SHORT EXERCISE >>
Write the data out again exactly, with no pictures.

-- INFORMATION SUPPLIED start --

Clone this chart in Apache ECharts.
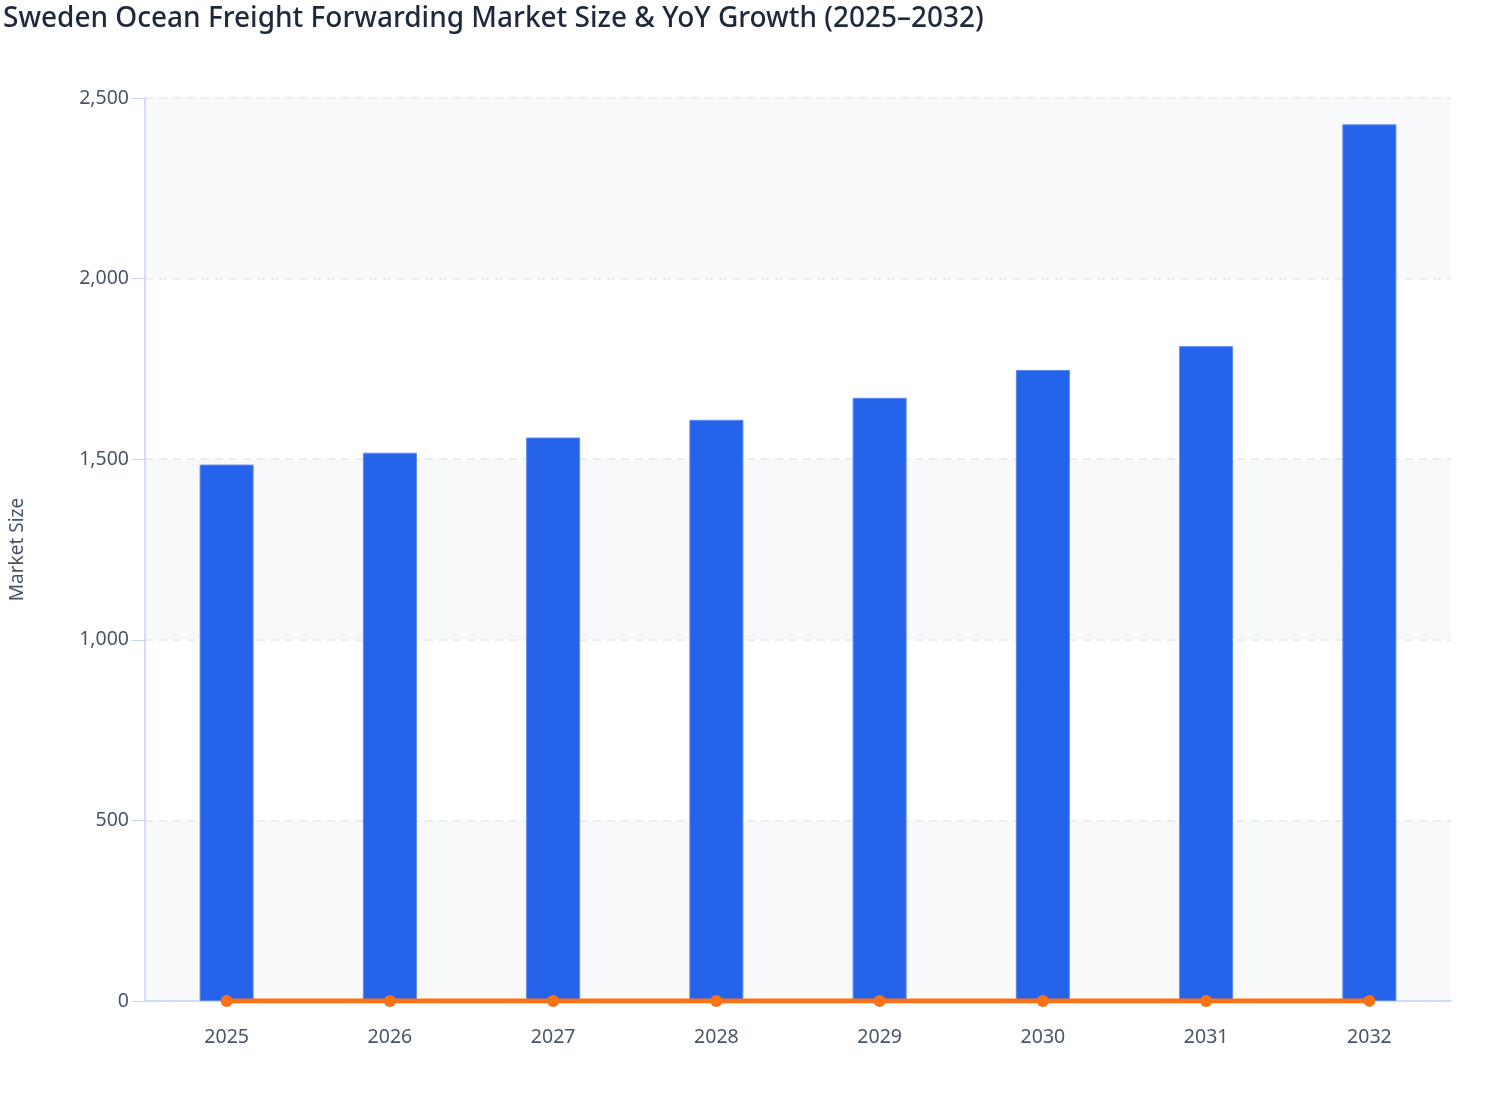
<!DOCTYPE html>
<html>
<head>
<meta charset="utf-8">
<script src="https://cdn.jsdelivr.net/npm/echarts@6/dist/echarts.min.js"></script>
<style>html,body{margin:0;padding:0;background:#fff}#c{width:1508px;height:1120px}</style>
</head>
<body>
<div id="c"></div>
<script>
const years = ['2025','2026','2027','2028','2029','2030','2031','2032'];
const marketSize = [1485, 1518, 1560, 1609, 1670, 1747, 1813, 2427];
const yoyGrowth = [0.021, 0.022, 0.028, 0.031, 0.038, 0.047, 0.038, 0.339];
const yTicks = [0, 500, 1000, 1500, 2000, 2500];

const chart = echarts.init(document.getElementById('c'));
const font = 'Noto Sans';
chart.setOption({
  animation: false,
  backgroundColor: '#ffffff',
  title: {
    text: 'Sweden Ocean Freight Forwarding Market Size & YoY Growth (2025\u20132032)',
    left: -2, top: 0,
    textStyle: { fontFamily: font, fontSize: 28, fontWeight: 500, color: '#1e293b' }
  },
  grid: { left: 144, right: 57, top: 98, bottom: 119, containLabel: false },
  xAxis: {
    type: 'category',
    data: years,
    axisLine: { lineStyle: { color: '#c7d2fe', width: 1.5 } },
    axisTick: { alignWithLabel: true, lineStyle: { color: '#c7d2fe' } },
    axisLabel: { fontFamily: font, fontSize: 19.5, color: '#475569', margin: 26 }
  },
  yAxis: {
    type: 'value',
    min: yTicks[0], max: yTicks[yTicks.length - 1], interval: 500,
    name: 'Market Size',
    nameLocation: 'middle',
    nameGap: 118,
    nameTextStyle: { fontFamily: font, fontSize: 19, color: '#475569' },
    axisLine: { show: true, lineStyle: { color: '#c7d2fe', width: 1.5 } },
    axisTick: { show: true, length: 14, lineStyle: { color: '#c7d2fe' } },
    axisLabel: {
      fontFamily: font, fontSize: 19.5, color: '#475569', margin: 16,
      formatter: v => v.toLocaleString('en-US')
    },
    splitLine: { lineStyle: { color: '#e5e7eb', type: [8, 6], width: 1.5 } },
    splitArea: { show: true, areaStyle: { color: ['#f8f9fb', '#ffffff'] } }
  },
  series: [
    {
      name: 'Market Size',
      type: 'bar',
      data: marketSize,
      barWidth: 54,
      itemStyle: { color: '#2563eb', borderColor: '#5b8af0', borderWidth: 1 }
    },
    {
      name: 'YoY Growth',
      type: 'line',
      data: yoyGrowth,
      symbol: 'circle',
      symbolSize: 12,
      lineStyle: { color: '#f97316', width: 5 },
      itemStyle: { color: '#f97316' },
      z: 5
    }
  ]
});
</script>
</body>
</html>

-- INFORMATION SUPPLIED end --

OUTPUT BELOW >>
Clone this chart in Apache ECharts.
<!DOCTYPE html>
<html>
<head>
<meta charset="utf-8">
<script src="https://cdn.jsdelivr.net/npm/echarts@6/dist/echarts.min.js"></script>
<style>html,body{margin:0;padding:0;background:#fff}#c{width:1508px;height:1120px}</style>
</head>
<body>
<div id="c"></div>
<script>
const years = ['2025','2026','2027','2028','2029','2030','2031','2032'];
const marketSize = [1485, 1518, 1560, 1609, 1670, 1747, 1813, 2427];
const yoyGrowth = [0.021, 0.022, 0.028, 0.031, 0.038, 0.047, 0.038, 0.339];
const yTicks = [0, 500, 1000, 1500, 2000, 2500];

const chart = echarts.init(document.getElementById('c'));
const font = 'Noto Sans';
chart.setOption({
  animation: false,
  backgroundColor: '#ffffff',
  title: {
    text: 'Sweden Ocean Freight Forwarding Market Size & YoY Growth (2025\u20132032)',
    left: -2, top: 0,
    textStyle: { fontFamily: font, fontSize: 28, fontWeight: 500, color: '#1e293b' }
  },
  grid: { left: 144, right: 57, top: 98, bottom: 119, containLabel: false },
  xAxis: {
    type: 'category',
    data: years,
    axisLine: { lineStyle: { color: '#c7d2fe', width: 1.5 } },
    axisTick: { alignWithLabel: true, lineStyle: { color: '#c7d2fe' } },
    axisLabel: { fontFamily: font, fontSize: 19.5, color: '#475569', margin: 26 }
  },
  yAxis: {
    type: 'value',
    min: yTicks[0], max: yTicks[yTicks.length - 1], interval: 500,
    name: 'Market Size',
    nameLocation: 'middle',
    nameGap: 118,
    nameTextStyle: { fontFamily: font, fontSize: 19, color: '#475569' },
    axisLine: { show: true, lineStyle: { color: '#c7d2fe', width: 1.5 } },
    axisTick: { show: true, length: 14, lineStyle: { color: '#c7d2fe' } },
    axisLabel: {
      fontFamily: font, fontSize: 19.5, color: '#475569', margin: 16,
      formatter: v => v.toLocaleString('en-US')
    },
    splitLine: { lineStyle: { color: '#e5e7eb', type: [8, 6], width: 1.5 } },
    splitArea: { show: true, areaStyle: { color: ['#f8f9fb', '#ffffff'] } }
  },
  series: [
    {
      name: 'Market Size',
      type: 'bar',
      data: marketSize,
      barWidth: 54,
      itemStyle: { color: '#2563eb', borderColor: '#5b8af0', borderWidth: 1 }
    },
    {
      name: 'YoY Growth',
      type: 'line',
      data: yoyGrowth,
      symbol: 'circle',
      symbolSize: 12,
      lineStyle: { color: '#f97316', width: 5 },
      itemStyle: { color: '#f97316' },
      z: 5
    }
  ]
});
</script>
</body>
</html>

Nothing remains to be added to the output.